Exercise prompt — Reproduce the listing word for word. Skip any image.

Data segment —

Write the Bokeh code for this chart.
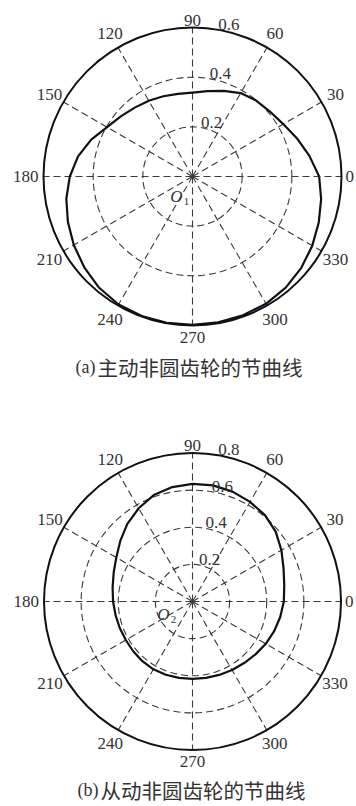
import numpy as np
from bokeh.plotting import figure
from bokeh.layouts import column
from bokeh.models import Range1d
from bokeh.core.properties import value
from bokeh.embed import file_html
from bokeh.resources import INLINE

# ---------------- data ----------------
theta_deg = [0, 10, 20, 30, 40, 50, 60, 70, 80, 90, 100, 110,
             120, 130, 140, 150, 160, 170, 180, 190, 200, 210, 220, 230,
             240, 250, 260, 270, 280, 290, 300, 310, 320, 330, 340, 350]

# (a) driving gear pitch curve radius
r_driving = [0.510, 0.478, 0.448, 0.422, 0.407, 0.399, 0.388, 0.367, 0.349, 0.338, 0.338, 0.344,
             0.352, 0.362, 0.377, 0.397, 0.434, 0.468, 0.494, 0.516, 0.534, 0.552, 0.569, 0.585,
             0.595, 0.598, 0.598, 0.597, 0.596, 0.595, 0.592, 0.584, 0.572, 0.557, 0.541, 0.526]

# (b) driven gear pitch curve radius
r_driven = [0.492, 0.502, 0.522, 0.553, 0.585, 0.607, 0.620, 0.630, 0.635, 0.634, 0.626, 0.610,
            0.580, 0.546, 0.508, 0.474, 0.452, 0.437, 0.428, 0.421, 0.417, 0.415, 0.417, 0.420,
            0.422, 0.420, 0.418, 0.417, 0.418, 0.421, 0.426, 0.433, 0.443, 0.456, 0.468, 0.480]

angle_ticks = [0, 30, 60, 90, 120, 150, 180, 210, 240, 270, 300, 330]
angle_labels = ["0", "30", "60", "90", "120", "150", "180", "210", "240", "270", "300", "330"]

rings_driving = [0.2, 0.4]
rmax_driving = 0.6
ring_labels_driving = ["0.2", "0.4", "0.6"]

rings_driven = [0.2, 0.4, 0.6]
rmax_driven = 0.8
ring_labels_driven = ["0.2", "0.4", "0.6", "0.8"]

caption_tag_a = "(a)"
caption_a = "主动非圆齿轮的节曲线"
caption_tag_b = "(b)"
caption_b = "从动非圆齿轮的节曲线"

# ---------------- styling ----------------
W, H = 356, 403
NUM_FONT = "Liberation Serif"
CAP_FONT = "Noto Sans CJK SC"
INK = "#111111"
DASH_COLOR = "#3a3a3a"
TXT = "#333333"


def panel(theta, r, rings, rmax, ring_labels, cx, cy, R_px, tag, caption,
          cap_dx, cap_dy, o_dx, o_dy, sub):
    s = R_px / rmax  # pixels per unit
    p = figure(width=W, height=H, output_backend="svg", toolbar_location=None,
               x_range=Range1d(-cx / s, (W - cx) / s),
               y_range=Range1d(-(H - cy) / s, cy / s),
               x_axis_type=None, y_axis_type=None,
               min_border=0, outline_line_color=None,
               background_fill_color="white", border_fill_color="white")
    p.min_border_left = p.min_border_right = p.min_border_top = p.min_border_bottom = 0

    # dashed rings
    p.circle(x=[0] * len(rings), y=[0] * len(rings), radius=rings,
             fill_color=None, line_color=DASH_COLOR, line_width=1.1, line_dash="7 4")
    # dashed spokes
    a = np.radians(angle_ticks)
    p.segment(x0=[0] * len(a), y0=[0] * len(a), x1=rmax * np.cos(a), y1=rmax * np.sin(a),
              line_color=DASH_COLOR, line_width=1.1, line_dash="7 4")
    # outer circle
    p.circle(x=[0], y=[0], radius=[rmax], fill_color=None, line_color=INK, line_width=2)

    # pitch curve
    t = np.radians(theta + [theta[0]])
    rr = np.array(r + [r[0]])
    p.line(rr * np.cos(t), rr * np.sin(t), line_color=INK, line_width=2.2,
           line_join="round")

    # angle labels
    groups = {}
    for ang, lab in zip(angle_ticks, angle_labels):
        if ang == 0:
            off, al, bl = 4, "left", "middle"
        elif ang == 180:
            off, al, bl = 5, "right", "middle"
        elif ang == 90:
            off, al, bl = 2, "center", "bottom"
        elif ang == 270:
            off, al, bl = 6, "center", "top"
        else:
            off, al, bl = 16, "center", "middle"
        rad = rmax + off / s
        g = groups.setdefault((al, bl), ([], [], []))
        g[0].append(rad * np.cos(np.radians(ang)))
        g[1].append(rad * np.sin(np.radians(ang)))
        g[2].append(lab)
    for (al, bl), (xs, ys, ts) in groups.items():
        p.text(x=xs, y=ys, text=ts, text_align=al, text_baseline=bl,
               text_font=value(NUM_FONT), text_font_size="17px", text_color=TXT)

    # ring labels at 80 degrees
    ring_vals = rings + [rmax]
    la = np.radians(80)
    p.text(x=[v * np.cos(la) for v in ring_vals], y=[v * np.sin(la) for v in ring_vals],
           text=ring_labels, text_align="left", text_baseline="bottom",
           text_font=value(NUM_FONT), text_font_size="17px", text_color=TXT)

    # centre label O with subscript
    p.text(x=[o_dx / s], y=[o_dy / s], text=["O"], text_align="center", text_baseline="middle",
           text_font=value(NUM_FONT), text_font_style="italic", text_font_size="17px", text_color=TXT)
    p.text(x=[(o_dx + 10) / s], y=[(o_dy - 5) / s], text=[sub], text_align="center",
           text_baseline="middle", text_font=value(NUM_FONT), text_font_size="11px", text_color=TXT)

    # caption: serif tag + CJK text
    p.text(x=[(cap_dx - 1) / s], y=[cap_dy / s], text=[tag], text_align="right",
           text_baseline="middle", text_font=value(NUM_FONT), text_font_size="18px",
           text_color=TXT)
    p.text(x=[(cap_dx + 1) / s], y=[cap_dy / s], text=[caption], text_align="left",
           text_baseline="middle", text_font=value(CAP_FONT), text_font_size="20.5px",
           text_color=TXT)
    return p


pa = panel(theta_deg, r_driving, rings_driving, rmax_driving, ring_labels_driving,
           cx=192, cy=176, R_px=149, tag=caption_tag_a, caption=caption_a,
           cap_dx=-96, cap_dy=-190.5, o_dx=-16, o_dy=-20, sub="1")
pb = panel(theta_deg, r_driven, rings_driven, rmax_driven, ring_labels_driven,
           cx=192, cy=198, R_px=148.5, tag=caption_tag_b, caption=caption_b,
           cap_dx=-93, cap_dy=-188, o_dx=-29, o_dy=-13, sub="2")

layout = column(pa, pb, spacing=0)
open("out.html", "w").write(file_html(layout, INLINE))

Answer to this exercise —
Write the Bokeh code for this chart.
import numpy as np
from bokeh.plotting import figure
from bokeh.layouts import column
from bokeh.models import Range1d
from bokeh.core.properties import value
from bokeh.embed import file_html
from bokeh.resources import INLINE

# ---------------- data ----------------
theta_deg = [0, 10, 20, 30, 40, 50, 60, 70, 80, 90, 100, 110,
             120, 130, 140, 150, 160, 170, 180, 190, 200, 210, 220, 230,
             240, 250, 260, 270, 280, 290, 300, 310, 320, 330, 340, 350]

# (a) driving gear pitch curve radius
r_driving = [0.510, 0.478, 0.448, 0.422, 0.407, 0.399, 0.388, 0.367, 0.349, 0.338, 0.338, 0.344,
             0.352, 0.362, 0.377, 0.397, 0.434, 0.468, 0.494, 0.516, 0.534, 0.552, 0.569, 0.585,
             0.595, 0.598, 0.598, 0.597, 0.596, 0.595, 0.592, 0.584, 0.572, 0.557, 0.541, 0.526]

# (b) driven gear pitch curve radius
r_driven = [0.492, 0.502, 0.522, 0.553, 0.585, 0.607, 0.620, 0.630, 0.635, 0.634, 0.626, 0.610,
            0.580, 0.546, 0.508, 0.474, 0.452, 0.437, 0.428, 0.421, 0.417, 0.415, 0.417, 0.420,
            0.422, 0.420, 0.418, 0.417, 0.418, 0.421, 0.426, 0.433, 0.443, 0.456, 0.468, 0.480]

angle_ticks = [0, 30, 60, 90, 120, 150, 180, 210, 240, 270, 300, 330]
angle_labels = ["0", "30", "60", "90", "120", "150", "180", "210", "240", "270", "300", "330"]

rings_driving = [0.2, 0.4]
rmax_driving = 0.6
ring_labels_driving = ["0.2", "0.4", "0.6"]

rings_driven = [0.2, 0.4, 0.6]
rmax_driven = 0.8
ring_labels_driven = ["0.2", "0.4", "0.6", "0.8"]

caption_tag_a = "(a)"
caption_a = "主动非圆齿轮的节曲线"
caption_tag_b = "(b)"
caption_b = "从动非圆齿轮的节曲线"

# ---------------- styling ----------------
W, H = 356, 403
NUM_FONT = "Liberation Serif"
CAP_FONT = "Noto Sans CJK SC"
INK = "#111111"
DASH_COLOR = "#3a3a3a"
TXT = "#333333"


def panel(theta, r, rings, rmax, ring_labels, cx, cy, R_px, tag, caption,
          cap_dx, cap_dy, o_dx, o_dy, sub):
    s = R_px / rmax  # pixels per unit
    p = figure(width=W, height=H, output_backend="svg", toolbar_location=None,
               x_range=Range1d(-cx / s, (W - cx) / s),
               y_range=Range1d(-(H - cy) / s, cy / s),
               x_axis_type=None, y_axis_type=None,
               min_border=0, outline_line_color=None,
               background_fill_color="white", border_fill_color="white")
    p.min_border_left = p.min_border_right = p.min_border_top = p.min_border_bottom = 0

    # dashed rings
    p.circle(x=[0] * len(rings), y=[0] * len(rings), radius=rings,
             fill_color=None, line_color=DASH_COLOR, line_width=1.1, line_dash="7 4")
    # dashed spokes
    a = np.radians(angle_ticks)
    p.segment(x0=[0] * len(a), y0=[0] * len(a), x1=rmax * np.cos(a), y1=rmax * np.sin(a),
              line_color=DASH_COLOR, line_width=1.1, line_dash="7 4")
    # outer circle
    p.circle(x=[0], y=[0], radius=[rmax], fill_color=None, line_color=INK, line_width=2)

    # pitch curve
    t = np.radians(theta + [theta[0]])
    rr = np.array(r + [r[0]])
    p.line(rr * np.cos(t), rr * np.sin(t), line_color=INK, line_width=2.2,
           line_join="round")

    # angle labels
    groups = {}
    for ang, lab in zip(angle_ticks, angle_labels):
        if ang == 0:
            off, al, bl = 4, "left", "middle"
        elif ang == 180:
            off, al, bl = 5, "right", "middle"
        elif ang == 90:
            off, al, bl = 2, "center", "bottom"
        elif ang == 270:
            off, al, bl = 6, "center", "top"
        else:
            off, al, bl = 16, "center", "middle"
        rad = rmax + off / s
        g = groups.setdefault((al, bl), ([], [], []))
        g[0].append(rad * np.cos(np.radians(ang)))
        g[1].append(rad * np.sin(np.radians(ang)))
        g[2].append(lab)
    for (al, bl), (xs, ys, ts) in groups.items():
        p.text(x=xs, y=ys, text=ts, text_align=al, text_baseline=bl,
               text_font=value(NUM_FONT), text_font_size="17px", text_color=TXT)

    # ring labels at 80 degrees
    ring_vals = rings + [rmax]
    la = np.radians(80)
    p.text(x=[v * np.cos(la) for v in ring_vals], y=[v * np.sin(la) for v in ring_vals],
           text=ring_labels, text_align="left", text_baseline="bottom",
           text_font=value(NUM_FONT), text_font_size="17px", text_color=TXT)

    # centre label O with subscript
    p.text(x=[o_dx / s], y=[o_dy / s], text=["O"], text_align="center", text_baseline="middle",
           text_font=value(NUM_FONT), text_font_style="italic", text_font_size="17px", text_color=TXT)
    p.text(x=[(o_dx + 10) / s], y=[(o_dy - 5) / s], text=[sub], text_align="center",
           text_baseline="middle", text_font=value(NUM_FONT), text_font_size="11px", text_color=TXT)

    # caption: serif tag + CJK text
    p.text(x=[(cap_dx - 1) / s], y=[cap_dy / s], text=[tag], text_align="right",
           text_baseline="middle", text_font=value(NUM_FONT), text_font_size="18px",
           text_color=TXT)
    p.text(x=[(cap_dx + 1) / s], y=[cap_dy / s], text=[caption], text_align="left",
           text_baseline="middle", text_font=value(CAP_FONT), text_font_size="20.5px",
           text_color=TXT)
    return p


pa = panel(theta_deg, r_driving, rings_driving, rmax_driving, ring_labels_driving,
           cx=192, cy=176, R_px=149, tag=caption_tag_a, caption=caption_a,
           cap_dx=-96, cap_dy=-190.5, o_dx=-16, o_dy=-20, sub="1")
pb = panel(theta_deg, r_driven, rings_driven, rmax_driven, ring_labels_driven,
           cx=192, cy=198, R_px=148.5, tag=caption_tag_b, caption=caption_b,
           cap_dx=-93, cap_dy=-188, o_dx=-29, o_dy=-13, sub="2")

layout = column(pa, pb, spacing=0)
open("out.html", "w").write(file_html(layout, INLINE))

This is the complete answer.